Though Penney had been a superb scorer through elementary and junior high school, she settled into a role as the floor general for the Lady Patriots.

“One of the biggest things that I tell my players and that I’m so proud of is the fact that I had two 1,000-point scorers on either side of me in both high school [Odoardi and Misiano] and college. I was feeding them the ball – that’s what my job was. That was my biggest thrill – make a good pass and have someone score and know that you’re a part of it.”

Penney thoroughly enjoyed her years of RHS basketball under the guidance of Leyden.

“He [Leyden] suggested Tufts to me,” recalled Penney. “I went to visit the school and I loved it. He’s been a great influence in my life over the years. To this day, I still talk to him regularly and we still run the camp [Reading Girls Basketball Camp] together every summer. He’s a really great guy.”

Penney had a large delegation of friends and family at the state championship game including Patrice Misiano and Michelle Villiotte, her parents Lance and Diane Kelley, her grandmother Jean Martin, her sister Heather [an eighth grade science teacher in Revere], her husband Matt Penney and two sons, Bryan, 11, and Jack, 9,

While Penney has built one of the winningest girls basketball programs in Massachusetts at Reading, there are those in Reading who remember how great an athlete and competitor she was while wearing the RHS and Tufts uniforms.

Philip Vaccaro, the current Reading High athletic director, used to referee Penney’s basketball games in high school and college.

“I knew her as a little, feisty athlete, a 100-pound tiger,” said Vaccaro. “She knows how to take that energy and make it always positive.”

Vaccaro said Penney is a terrific role model for her players.
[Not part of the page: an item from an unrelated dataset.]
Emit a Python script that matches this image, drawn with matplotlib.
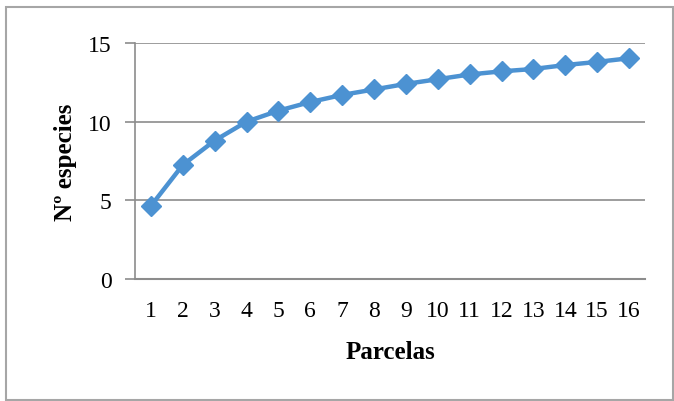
import matplotlib.pyplot as plt
from matplotlib.patches import Rectangle

# Species accumulation by plot
parcelas = [str(i) for i in range(1, 17)]
especies = [4.65, 7.25, 8.8, 10.0, 10.7, 11.25, 11.7, 12.05,
            12.4, 12.7, 13.0, 13.2, 13.35, 13.6, 13.8, 14.03]

line_color = "#4C92D2"
grid_color = "#8C8C8C"

plt.rcParams["font.family"] = ["Liberation Serif", "DejaVu Serif"]

fig = plt.figure(figsize=(6.74, 4.02), dpi=100)
ax = fig.add_axes([0.2003, 0.3035, 0.7567, 0.587])

x = range(len(parcelas))
ax.plot(x, especies, color=line_color, linewidth=3.2,
        marker="D", markersize=10.5, markeredgecolor=line_color,
        markerfacecolor=line_color)

ax.set_xlim(-0.5, len(parcelas) - 0.5)
ax.set_ylim(0, 15)
ax.set_yticks([0, 5, 10, 15])
ax.set_xticks(list(x))
ax.set_xticklabels(parcelas)

ax.grid(True, axis="y", color=grid_color, linewidth=1.2)
ax.set_axisbelow(True)
for side in ["top", "right"]:
    ax.spines[side].set_visible(False)
ax.spines["left"].set_color(grid_color)
ax.spines["left"].set_linewidth(1.2)
ax.spines["bottom"].set_color(grid_color)
ax.spines["bottom"].set_linewidth(1.5)

ax.tick_params(axis="y", length=7, width=1.2, color=grid_color,
               labelsize=17, pad=10)
ax.tick_params(axis="x", length=0, labelsize=17, pad=15)

ax.set_xlabel("Parcelas", fontsize=18, fontweight="bold", labelpad=14)
ax.set_ylabel("Nº especies", fontsize=18, fontweight="bold", labelpad=8)

# outer frame of the chart
fig.patches.append(Rectangle((6 / 674, 1 / 402), 667 / 674, 393 / 402,
                             transform=fig.transFigure, fill=False,
                             edgecolor="#A6A6A6", linewidth=1.5))

plt.savefig("out.png", dpi=100)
“Coach Penney has meant so much to our program,” said Vaccaro. “She’s a great role model. She’s an intense coach but displays great sportsmanship. I call her the John Wooden of high school girls basketball. She does things right. She wins because she takes care of details. We’re just so happy to have her as a coach in our athletic program.”

From Revere to Reading, Kim Kelley Penney has been a champion in every sense of the word.